The number of sudden production losses – food shocks – is increasing. A new study led by researchers in Australia, Food production shocks across land and sea published in Nature Sustainability, shows that some regions and food sectors are more likely to suffer than others. In addition, several sectors and countries are today closely interconnected and therefore interdependent. Sweden has underdeveloped contingency planning for changes in food production and the heatwave summer of 2018 brought this question to the fore.
During the years 1961 – 2013, the planet suffered 226 sudden food production losses, or food shocks, in 134 different countries. Losses were spread across all sectors (crops, livestock, fisheries and aquaculture) with a higher frequency of losses in crops and livestock.
Globally, the frequency of crises is increasing and this applies in all sectors. The primary causes of food shocks are extreme weather and conflict, but causes vary between different sectors and regions. The implications are profound. Sub-Saharan and Middle Eastern conflicts combined with climate change are, for example, causing the first increases in world hunger in recent years.
Drought afflicts cultivation
Around half of global crop losses are caused by extreme weather changes, primarily droughts. Of all geographical areas, South Asia is the hardest hit and is over-represented in terms of both losses in crop and meat production. These two sectors are also closely linked through the production of animal feed.
Approximately 41 percent of livestock losses are caused by geopolitical changes such as conflicts and 23 percent by extreme weather changes.

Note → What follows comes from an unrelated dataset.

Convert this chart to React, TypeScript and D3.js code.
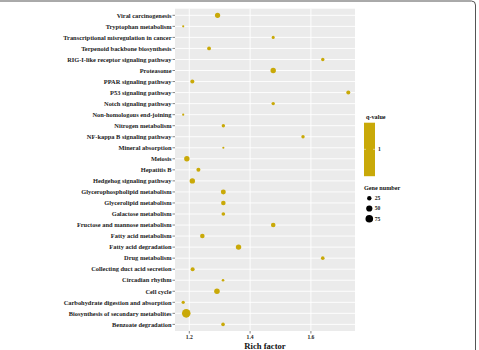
import * as d3 from 'd3';

const W = 479;
const H = 350;

const PANEL = { left: 175, right: 355, top: 8.7, bottom: 331 };

const pathways = [
  'Viral carcinogenesis',
  'Tryptophan metabolism',
  'Transcriptional misregulation in cancer',
  'Terpenoid backbone biosynthesis',
  'RIG-I-like receptor signaling pathway',
  'Proteasome',
  'PPAR signaling pathway',
  'P53 signaling pathway',
  'Notch signaling pathway',
  'Non-homologous end-joining',
  'Nitrogen metabolism',
  'NF-kappa B signaling pathway',
  'Mineral absorption',
  'Meiosis',
  'Hepatitis B',
  'Hedgehog signaling pathway',
  'Glycerophospholipid metabolism',
  'Glycerolipid metabolism',
  'Galactose metabolism',
  'Fructose and mannose metabolism',
  'Fatty acid metabolism',
  'Fatty acid degradation',
  'Drug metabolism',
  'Collecting duct acid secretion',
  'Circadian rhythm',
  'Cell cycle',
  'Carbohydrate digestion and absorption',
  'Biosynthesis of secondary metabolites',
  'Benzoate degradation',
];

const richFactor = [
  1.293, 1.18, 1.476, 1.265, 1.639, 1.476, 1.21, 1.723, 1.476, 1.18,
  1.312, 1.574, 1.312, 1.192, 1.23, 1.21, 1.312, 1.312, 1.312, 1.476,
  1.243, 1.362, 1.639, 1.211, 1.311, 1.291, 1.18, 1.19, 1.311,
];

const geneNumber = [
  35, 6, 12, 19, 15, 38, 21, 21, 15, 6,
  15, 15, 6, 38, 21, 38, 32, 27, 17, 27,
  27, 38, 17, 21, 9, 40, 14, 95, 17,
];

const xTicks = [1.2, 1.4, 1.6];
const sizeBreaks = [25, 50, 75];
const qValueLabel = '1';

const GOLD = '#C9A908';

export default function App() {
  const x = d3.scaleLinear()
    .domain([1.153, 1.745])
    .range([PANEL.left, PANEL.right]);

  const y = d3.scalePoint<string>()
    .domain(pathways)
    .range([PANEL.top, PANEL.bottom])
    .padding(0.6);

  const r = d3.scaleSqrt().domain([0, 100]).range([0, 4.4]);

  const legendX = 364;

  return (
    <svg
      width={W}
      height={H}
      viewBox={`0 0 ${W} ${H}`}
      style={{ position: 'absolute', left: 0, top: 0, background: '#fff' }}
      fontFamily="'Liberation Serif', 'Times New Roman', serif"
    >
      {/* outer frame */}
      <rect x={-10} y={1} width={485.5} height={400} rx={4} fill="none" stroke="#555" strokeWidth={1} />

      {/* panel */}
      <rect
        x={PANEL.left}
        y={PANEL.top}
        width={PANEL.right - PANEL.left}
        height={PANEL.bottom - PANEL.top}
        fill="#EBEBEB"
      />
      {pathways.map((p) => (
        <line key={p} x1={PANEL.left} x2={PANEL.right} y1={y(p)} y2={y(p)} stroke="#fff" strokeWidth={0.9} />
      ))}
      {xTicks.map((t) => (
        <line key={t} x1={x(t)} x2={x(t)} y1={PANEL.top} y2={PANEL.bottom} stroke="#fff" strokeWidth={0.9} />
      ))}

      {/* points */}
      {pathways.map((p, i) => (
        <circle key={p} cx={x(richFactor[i])} cy={y(p)} r={r(geneNumber[i])} fill={GOLD} />
      ))}

      {/* y axis */}
      {pathways.map((p) => (
        <g key={p} transform={`translate(${PANEL.left},${y(p)})`}>
          <line x1={-2.5} x2={0} stroke="#333" strokeWidth={0.6} />
          <text x={-3.5} dy="0.35em" textAnchor="end" fontSize={6.4} fontWeight="bold" fill="#222">
            {p}
          </text>
        </g>
      ))}

      {/* x axis */}
      {xTicks.map((t) => (
        <g key={t} transform={`translate(${x(t)},${PANEL.bottom})`}>
          <line y1={0} y2={2.5} stroke="#333" strokeWidth={0.6} />
          <text y={7.8} textAnchor="middle" fontSize={5.6} fontWeight="bold" fill="#222">
            {t.toFixed(1)}
          </text>
        </g>
      ))}
      <text
        x={(PANEL.left + PANEL.right) / 2}
        y={348.5}
        textAnchor="middle"
        fontSize={8.6}
        fontWeight="bold"
        fill="#111"
      >
        Rich factor
      </text>

      {/* q-value colour bar */}
      <text x={legendX + 2} y={119} fontSize={6.2} fontWeight="bold" fill="#111">q-value</text>
      <rect x={legendX} y={122.7} width={11} height={53.5} fill={GOLD} />
      <line x1={legendX} x2={legendX + 2} y1={149.3} y2={149.3} stroke="#fff" strokeWidth={0.5} />
      <line x1={legendX + 9} x2={legendX + 11} y1={149.3} y2={149.3} stroke="#fff" strokeWidth={0.5} />
      <text x={legendX + 14} y={149.3} dy="0.35em" fontSize={5.6} fontWeight="bold" fill="#222">
        {qValueLabel}
      </text>

      {/* gene number size legend */}
      <text x={legendX} y={189.5} fontSize={6.2} fontWeight="bold" fill="#111">Gene number</text>
      {sizeBreaks.map((b, i) => (
        <g key={b} transform={`translate(${legendX + 5.3},${198.3 + i * 10.2})`}>
          <circle r={r(b)} fill="#000" />
          <text x={5.5} dy="0.35em" fontSize={5.6} fontWeight="bold" fill="#222">{b}</text>
        </g>
      ))}
    </svg>
  );
}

Overfishing creates major losses
Nearly half of fish production losses globally are caused by poor management of resources. In other words, overfishing. In general, the causes of food shocks in the production of seafood (aquaculture and fishing combined) are more varied than for land-based production. South America suffers the highest shock frequency. An important factor behind sudden losses of production in aquaculture is outbreaks of disease.

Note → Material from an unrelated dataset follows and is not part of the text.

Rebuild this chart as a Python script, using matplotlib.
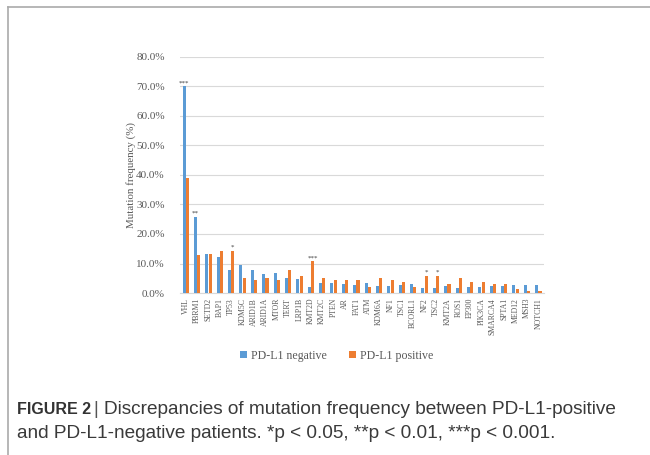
import matplotlib.pyplot as plt
from matplotlib.lines import Line2D
from matplotlib.ticker import PercentFormatter
import numpy as np

genes = ['VHL', 'PBRM1', 'SETD2', 'BAP1', 'TP53', 'KDM5C', 'ARID1B', 'ARID1A',
         'MTOR', 'TERT', 'LRP1B', 'KMT2D', 'KMT2C', 'PTEN', 'AR', 'FAT1', 'ATM',
         'KDM6A', 'NF1', 'TSC1', 'BCORL1', 'NF2', 'TSC2', 'KMT2A', 'ROS1',
         'EP300', 'PIK3CA', 'SMARCA4', 'SPTA1', 'MED12', 'MSH3', 'NOTCH1']

# mutation frequency (%)
neg = [70.0, 25.9, 13.1, 12.1, 7.8, 9.5, 7.8, 6.6, 6.8, 5.2, 4.6, 2.1, 3.4,
       3.5, 3.2, 2.8, 3.5, 2.3, 2.5, 2.8, 3.2, 1.7, 1.7, 2.5, 1.7, 1.9, 1.9,
       2.3, 2.3, 2.6, 2.8, 2.8]
pos = [38.8, 12.9, 13.1, 14.2, 14.2, 5.0, 4.3, 5.0, 4.3, 7.9, 5.8, 10.7, 5.0,
       4.4, 4.4, 4.4, 2.1, 5.1, 4.4, 3.7, 2.1, 5.9, 5.9, 2.9, 5.1, 3.6, 3.6,
       2.9, 2.9, 1.3, 0.6, 0.6]

# significance marks: (gene, series, label)
stars = [('VHL', 'neg', '***'), ('PBRM1', 'neg', '**'), ('TP53', 'pos', '*'),
         ('KMT2D', 'pos', '***'), ('NF2', 'pos', '*'), ('TSC2', 'pos', '*')]

blue = '#5B9BD5'
orange = '#ED7D31'
txt = '#595959'
serif = ['Liberation Serif', 'DejaVu Serif']

fig = plt.figure(figsize=(6.5, 4.55), dpi=100)
ax = fig.add_axes([0.277, 0.356, 0.56, 0.519])

x = np.arange(len(genes))
w = 0.27
ax.bar(x - 0.145, neg, w, color=blue, label='PD-L1 negative', zorder=3)
ax.bar(x + 0.145, pos, w, color=orange, label='PD-L1 positive', zorder=3)

for g, s, lab in stars:
    i = genes.index(g)
    if s == 'neg':
        xx, yy = i - 0.145, neg[i]
    else:
        xx, yy = i + 0.145, pos[i]
    ax.text(xx, yy + 0.4, lab, ha='center', va='bottom', fontsize=5,
            color='#404040', family=serif)

ax.set_xlim(-0.5, len(genes) - 0.5)
ax.set_ylim(0, 80)
ax.yaxis.set_major_formatter(PercentFormatter(decimals=1))
ax.set_yticks(np.arange(0, 81, 10))
ax.grid(axis='y', color='#d9d9d9', linewidth=0.8, zorder=0)
ax.set_axisbelow(True)
for sp in ['top', 'right', 'left']:
    ax.spines[sp].set_visible(False)
ax.spines['bottom'].set_color('#d9d9d9')
ax.tick_params(axis='both', length=0, colors=txt)
ax.tick_params(axis='y', pad=11)
ax.set_xticks(x)
ax.set_xticklabels(genes, rotation=90, fontsize=5.6, family=serif, color=txt)
for t in ax.get_yticklabels():
    t.set_fontsize(8)
    t.set_family(serif)
ax.set_ylabel('Mutation frequency (%)', fontsize=7.8, family=serif, color=txt,
              labelpad=0)

ax.legend(loc='center', bbox_to_anchor=(0.43, -0.265), ncol=2, frameon=False,
          prop={'family': serif, 'size': 8.6}, labelcolor=txt,
          handlelength=0.6, handleheight=0.6, handletextpad=0.3,
          columnspacing=1.9)

# panel border (top and left only)
fig.add_artist(Line2D([8 / 650, 8 / 650], [0, 1 - 6.5 / 455],
                      transform=fig.transFigure, color='#aaaaaa', lw=1.2))
fig.add_artist(Line2D([8 / 650, 1], [1 - 6.5 / 455, 1 - 6.5 / 455],
                      transform=fig.transFigure, color='#aaaaaa', lw=1.2))

sans = ['Liberation Sans', 'DejaVu Sans']
fig.text(17 / 650, 1 - 410 / 455, 'FIGURE 2', fontsize=11.5, weight='bold',
         family=sans, color='#333333', va='center')
fig.text(93 / 650, 1 - 410 / 455, '|', fontsize=13, family=sans,
         color='#555555', va='center')
fig.text(104 / 650, 1 - 410 / 455,
         'Discrepancies of mutation frequency between PD-L1-positive',
         fontsize=13.7, family=sans, color='#3a3a3a', va='center')
fig.text(17 / 650, 1 - 433 / 455,
         'and PD-L1-negative patients. *p < 0.05, **p < 0.01, ***p < 0.001.',
         fontsize=13.7, family=sans, color='#3a3a3a', va='center')

fig.savefig('out.png', dpi=100)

Sara Hornborg conducts research on sustainable seafood production at RISE. She is co-author of the article Food production shocks across land and sea.

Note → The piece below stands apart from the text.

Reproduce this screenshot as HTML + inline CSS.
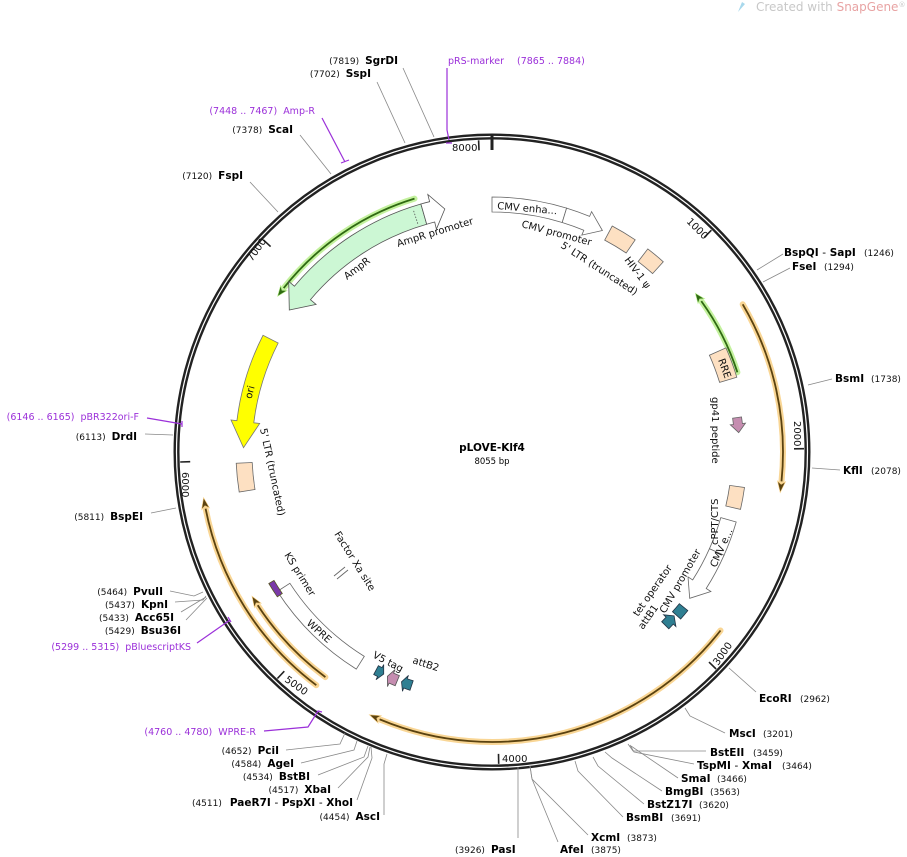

– The results reported in the article are relevant in different ways for different countries. Sweden is a rich but importdependent country and has weak contingency planning for crises in the global food production system. It’s difficult today to establish responsible domestic food production when it’s so cheap to import, says Sara Hornborg.
Food crises create price wars
In a food crisis the price of products increases sharply, and it is currently uncertain who will be best positioned to pay and how tariffs might affect the present global food system. In order to be better equipped for future food crises, domestic food production needs to be boosted.
– We need to reduce import dependence and work with the entire food chain on several levels, says Sara Hornborg. We need to review the economic conditions for responsible water consumption and agricultural production in Sweden and reduce overfishing in our waters. There are also fish species that we hardly ever eat today, such as lake carp, for example. And we should utilise more than just fish fillets. Product development is also needed for improved resource management such as more sustainable and tasty alternatives to meat, based on indigenous vegetables.
The record hot summer of 2018 hit Sweden's farmers hard with both a large proportion of lost harvests and the forced slaughter of animals.
– Summer 2018 was an eyeopener for both the general public and for producers and we don’t know how the coming years will look. Sweden has no stockpiles so if we have problems importing food it will be noticeable within a week. This can be compared with countries such as Finland, which has a contingency stockpile to cope for around half a year, concludes Sara Hornborg.